By Mr. Kevin Stabinsky (IMCOM)November 20, 2008
ATLANTA, Ga. -- For a few brief moments, the U.S. Army Forces Command color guard held the attention of millions of eyes in their homes and thousands in the Georgia Dome awaiting the game between the Atlanta Falcons and Denver Broncos Nov. 16.
"Everyone was saluting ... all eyes were on the flag. It felt good," said Staff Sgt. Kimberly Nicholas, rifleman.
The color guard team, comprised of Nichols, fellow rifleman Sgt. Timothy Braswell; Staff Sgt. Kelly Henderson, flag bearer, Installation Management Command - Southeast Region; Sgt. 1st Class Richard Tulloch, Army flag bearer; and Sgt. 1st Class Calvin Hood, national colors bearer, is one of the prominent ways the military interacts with the community.

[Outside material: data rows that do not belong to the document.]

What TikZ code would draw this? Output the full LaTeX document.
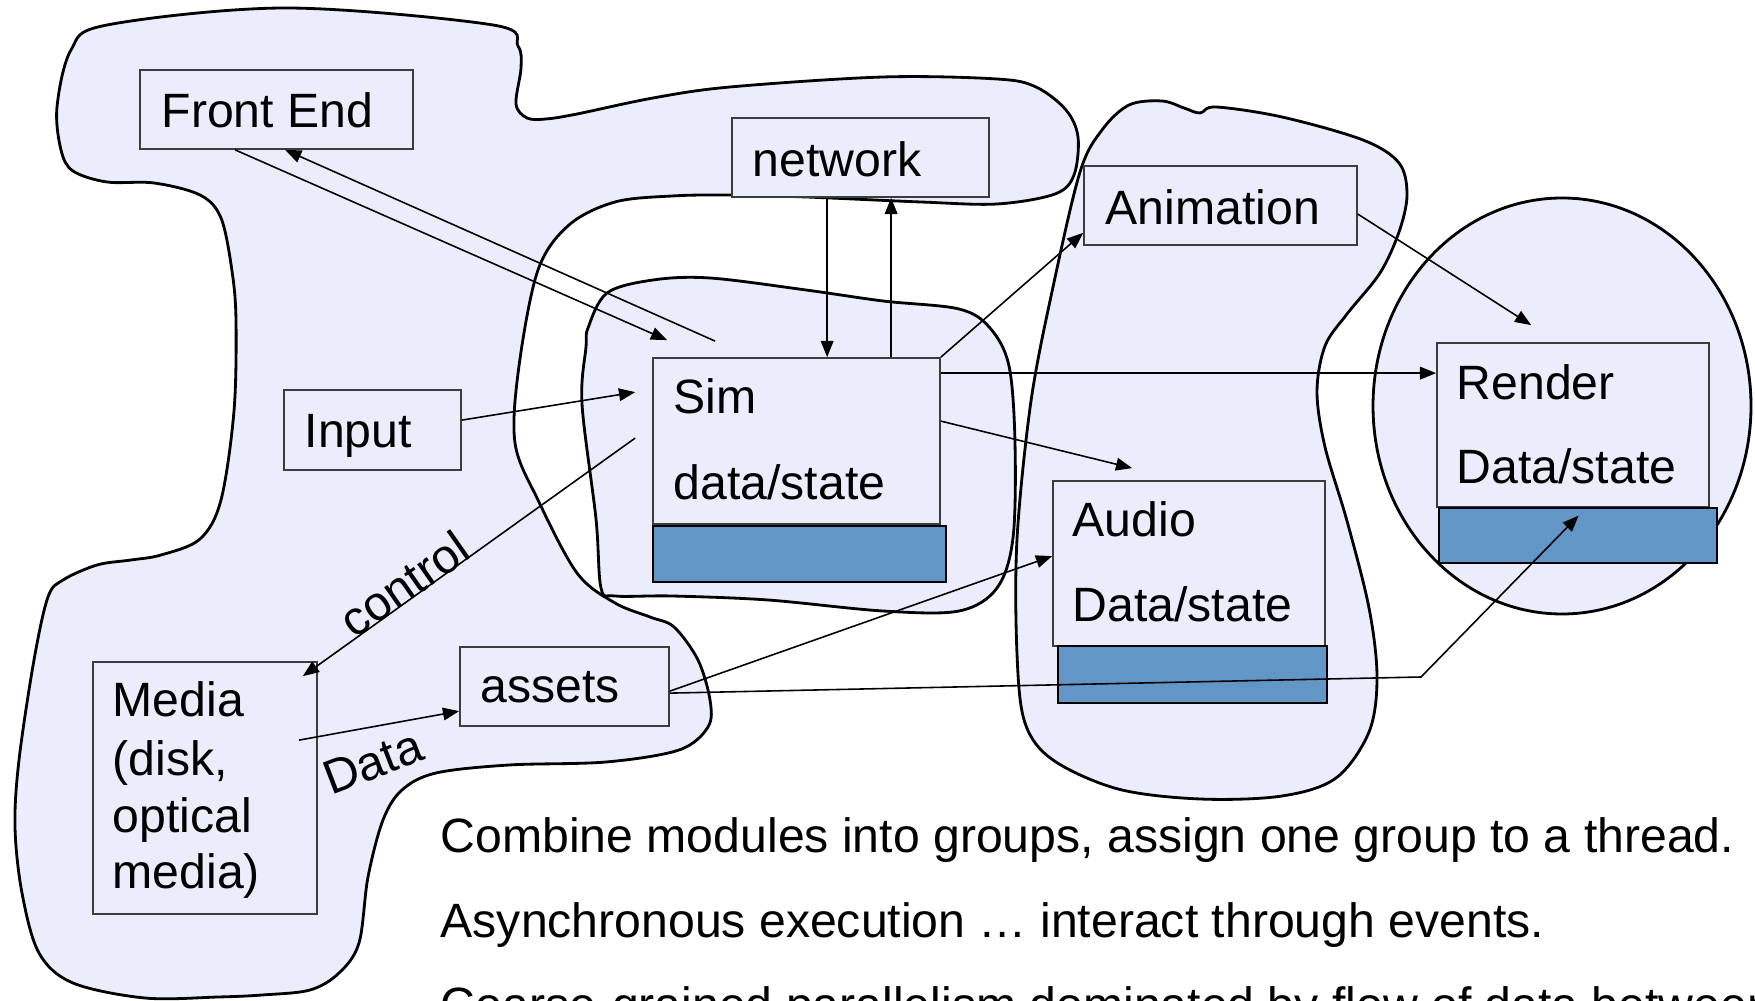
\documentclass[tikz,border=0pt]{standalone}
\usepackage{fontspec}
\setmainfont{Liberation Sans}
\usetikzlibrary{arrows.meta,calc,fit}

\definecolor{grpfill}{RGB}{235,237,253}
\definecolor{bufblue}{RGB}{97,150,198}
\definecolor{boxline}{RGB}{60,60,60}
\newcommand{\lblfont}{\fontsize{13.7pt}{16pt}\selectfont}

\begin{document}
\begin{tikzpicture}[x=0.01cm, y=-0.01cm, >={Triangle[length=4.6pt,width=3.6pt]},
  grp/.style={fill=grpfill},
  grpline/.style={draw=black, line width=0.8pt},
  box/.style={draw=boxline, fill=grpfill, line width=0.5pt, inner sep=0pt},
  buf/.style={draw=black, fill=bufblue, line width=0.8pt, inner sep=0pt},
  txt/.style={anchor=base west, inner sep=0pt, font=\lblfont},
  lbl/.style={inner sep=0pt, font=\lblfont},
  flow/.style={->, line width=0.45pt}]
  \useasboundingbox (0,0) rectangle (1755,1001);

  % thread groups
  \path[grp, save path=\grpA] plot[smooth cycle, tension=0.55] coordinates {
    (57,107) (71,50) (107,25) (286,8) (493,25) (518,46) (521,68) (516,104)
    (527,118) (546,119) (577,114) (653,98) (730,87) (883,77) (997,79) (1036,87)
    (1066,110) (1078,137) (1074,175) (1055,194) (997,204) (921,202) (806,197)
    (730,195) (672,196) (615,202) (569,225) (538,270) (519,366) (515,443)
    (538,500) (577,573) (615,603) (650,617) (674,627) (698,660) (710,700)
    (708,727) (679,750) (606,762) (509,765) (436,773) (402,790) (383,820)
    (368,877) (359,943) (339,973) (310,990) (262,995) (218,997) (145,998)
    (73,983) (39,953) (22,893) (15,827) (19,760) (34,660) (48,597) (63,580)
    (97,565) (131,560) (161,555) (200,539) (221,500) (234,411) (236,321)
    (232,271) (221,218) (200,195) (154,183) (107,182) (73,171) (61,150)};
  \path[grp, save path=\grpB] plot[smooth cycle, tension=0.55] coordinates {
    (588,328) (607,293) (653,280) (710,278) (806,290) (883,301) (959,309)
    (990,328) (1009,366) (1015,443) (1013,538) (997,588) (959,611) (883,611)
    (768,600) (672,596) (615,596) (601,588) (596,519) (582,404) (586,347)};
  \path[grp, save path=\grpC] plot[smooth cycle, tension=0.55] coordinates {
    (1184,108) (1200,113) (1216,107) (1282,117) (1363,140) (1399,163)
    (1407,195) (1399,232) (1380,273) (1347,314) (1325,346) (1317,392)
    (1325,447) (1347,521) (1369,608) (1377,677) (1369,732) (1336,778)
    (1282,796) (1200,799) (1118,789) (1053,760) (1025,723) (1017,654)
    (1017,539) (1031,401) (1053,287) (1080,172) (1102,130) (1129,105) (1162,101)};
  \path[grp, save path=\grpD] (1562,406) ellipse [x radius=189, y radius=208];
  \draw[grpline, use path=\grpA];
  \draw[grpline, use path=\grpB];
  \draw[grpline, use path=\grpC];
  \draw[grpline, use path=\grpD];

  % modules
  \node[box, fit={(140,70) (413,149)}] (fe) {};
  \node[box, fit={(732,118) (989,197)}] (net) {};
  \node[box, fit={(1084,166) (1357,245)}] (anim) {};
  \node[box, fit={(284,390) (461,470)}] (inp) {};
  \node[box, fit={(653,358) (940,524)}] (sim) {};
  \node[buf, fit={(653,526) (946,582)}] (sbar) {};
  \node[box, fit={(1437,343) (1709,507)}] (ren) {};
  \node[buf, fit={(1439,508) (1717,563)}] (rbar) {};
  \node[box, fit={(1053,481) (1325,646)}] (aud) {};
  \node[buf, fit={(1058,646) (1327,703)}] (abar) {};
  \node[box, fit={(93,662) (317,914)}] (med) {};
  \node[box, fit={(460,647) (669,726)}] (ast) {};

  \node[txt] (feT) at (161,128) {Front End};
  \node[txt] (netT) at (752,177) {network};
  \node[txt] (animT) at (1105,225) {Animation};
  \node[txt] (inpT) at (304,448) {Input};
  \node[txt] (simT) at (673,414) {Sim};
  \node[txt] (simD) at (673,500) {data/state};
  \node[txt] (renT) at (1456,400) {Render};
  \node[txt] (renD) at (1456,484) {Data/state};
  \node[txt] (audT) at (1072,537) {Audio};
  \node[txt] (audD) at (1072,622) {Data/state};
  \node[txt] (medT) at (112,717) {Media};
  \node[txt] (medD) at (112,775) {(disk,};
  \node[txt] (medO) at (112,832) {optical};
  \node[txt] (medM) at (112,888) {media)};
  \node[txt] (astT) at (480,703) {assets};

  % connectors
  \coordinate (bend) at (1421,677);
  \draw[flow] ($(fe.south west)+(96,0)$) -- ($(sim.north west)+(15,-17)$);
  \draw[flow] ($(sim.north west)+(63,-16)$) -- ($(fe.south west)+(146,0)$);
  \draw[flow] ($(net.south west)+(96,0)$) -- ($(sim.north west)+(175,0)$);
  \draw[flow] ($(sim.north west)+(239,0)$) -- ($(net.south west)+(160,0)$);
  \draw[flow] ($(inp.north east)+(0,31)$) -- ($(sim.north west)+(-17,35)$);
  \draw[flow] ($(sim.north west)+(-17,81)$) -- ($(med.north east)+(-15,15)$);
  \draw[flow] ($(med.north west)+(207,79)$) -- ($(ast.north west)+(0,65)$);
  \draw[flow] ($(ast.north east)+(0,45)$) -- ($(aud.north west)+(0,76)$);
  \draw[flow] ($(ast.north east)+(0,47)$) -- (bend) -- ($(rbar.north west)+(141,9)$);
  \draw[flow] (sim.north east) -- ($(anim.south west)+(0,-13)$);
  \draw[flow] ($(sim.north east)+(0,16)$) -- ($(ren.north west)+(0,31)$);
  \draw[flow] ($(sim.north east)+(0,64)$) -- ($(aud.north west)+(80,-12)$);
  \draw[flow] ($(anim.north east)+(0,49)$) -- ($(ren.north west)+(95,-17)$);

  \node[lbl, rotate=35] (ctl) at (404,584) {control};
  \node[lbl, rotate=21] (dat) at (373,762) {Data};

  % notes
  \node[txt] (note1) at (440,853) {Combine modules into groups, assign one group to a thread.};
  \node[txt] (note2) at (440,937) {Asynchronous execution … interact through events.};
  \node[txt] (note3) at (440,1021) {Coarse-grained parallelism dominated by flow of data between};
\end{tikzpicture}
\end{document}
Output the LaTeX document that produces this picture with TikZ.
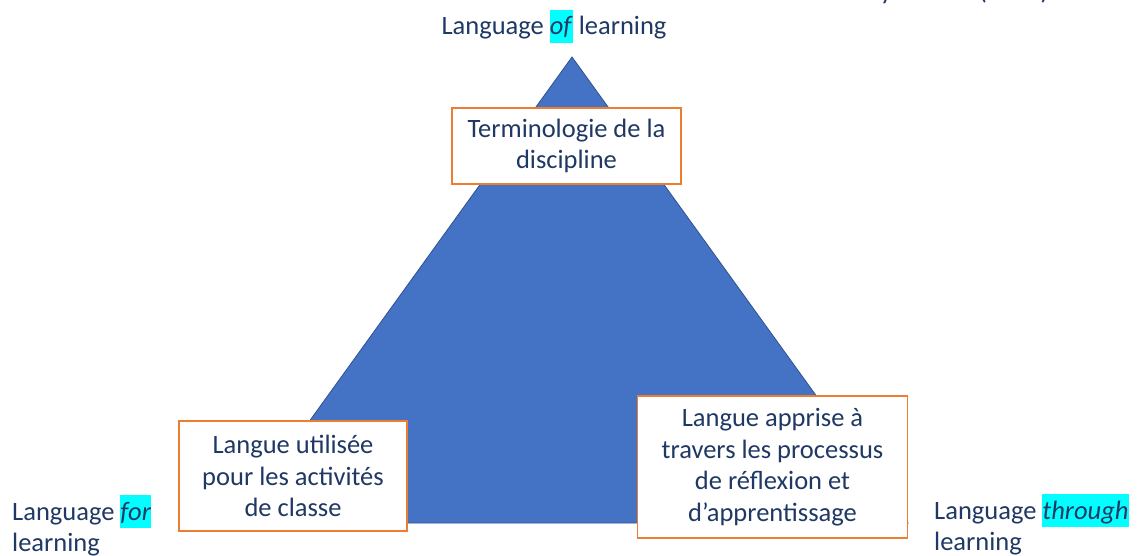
\documentclass[tikz,border=0pt]{standalone}
\usepackage{fontspec}
\setmainfont{Carlito}
\definecolor{navy}{HTML}{1F3864}
\definecolor{triblue}{HTML}{4472C4}
\definecolor{triedge}{HTML}{2F528F}
\definecolor{boxorange}{HTML}{ED7D31}
\definecolor{hlcyan}{HTML}{00FFFF}
\newcommand{\hlword}[1]{{\setlength{\fboxsep}{0pt}\colorbox{hlcyan}{\rule[-8pt]{0pt}{33pt}\textit{#1}}}}
\begin{document}
\begin{tikzpicture}[x=1pt,y=-1pt,
  every node/.style={font=\fontsize{26.5}{31.5}\selectfont, text=navy},
  textbox/.style={draw=boxorange, line width=1.5pt, fill=white, align=center, inner sep=0pt},
  outerlabel/.style={inner sep=0pt, align=left}]
\useasboundingbox (0,0) rectangle (1148,556);
% triangle
\coordinate (apex) at (572,57);
\coordinate (bright) at (908,523);
\coordinate (bleft) at (236,523);
\fill[triblue, draw=triedge, line width=0.8pt] (apex) -- (bright) -- (bleft) -- cycle;
% boxes
\node[textbox, minimum width=229pt, minimum height=76pt] (term) at (566.5,146) {Terminologie de la\\discipline};
\node[textbox, minimum width=228pt, minimum height=110pt] (util) at (293,476) {Langue utilisée\\pour les activités\\de classe};
\node[textbox, minimum width=270pt, minimum height=142pt] (appr) at (772.5,467) {Langue apprise à\\travers les processus\\de réflexion et\\d’apprentissage};
% outer labels
\node[inner sep=0pt, anchor=base] (of) at (554,35) {Language \hlword{of} learning};
\node[outerlabel, anchor=north west] (for) at (12,495) {Language \hlword{for}\\learning};
\node[outerlabel, anchor=north west] (through) at (934,494) {Language \hlword{through}\\learning};
% cut-off citation at the top edge
\node[inner sep=0pt, anchor=base east] (cite) at (1049,-0.5) {Coyle et al. (2010)};
\end{tikzpicture}
\end{document}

"The point of us is to represent our command and portray the Army," said Hood, who also serves as the color guard noncommissioned officer in charge. Activities the color guard participates in include sporting events, change of command ceremonies, official ceremonies and parades, Hood said.
Like the players on the field, the brief performance by the color guard was backed by lots of practice. With event notification, Hood said the team practices a few hours a day the week prior to refresh their skills.
Then they hold one final practice prior to the event at the venue to see if there are any special instructions from coordinators.
"It may not look like much, but it is," said Nicholas. "You have to be in sync with the others and have good timing."
Nerves can also play a role, added Nichols, who has served with the guard for six months. However, like other challenges of the job, it, too, can be overcome through practice and teamwork.
Though she admits at times to tensing up, she said it is the support of her fellow Soldiers that helps her drive on and complete the mission.
Support isn\'t just limited to each other. For Braswell, those in attendance are also a rock of support. Because they wore their uniforms, several fans approached the team to thank them for their service, some even opting to get their photo taken with the heroes.
After the opening ceremony, the Soldiers received tickets to watch the game and a free meal and drink from the concession stand as a thank you from the Atlanta Falcons' staff. Though the Falcons tasted defeat, 24-20, the refreshments and experience left a good taste in the Soldiers' mouths.
"I enjoyed the support of the fans and the staff," Braswell said. "I felt privileged to be able to be part of the game's events."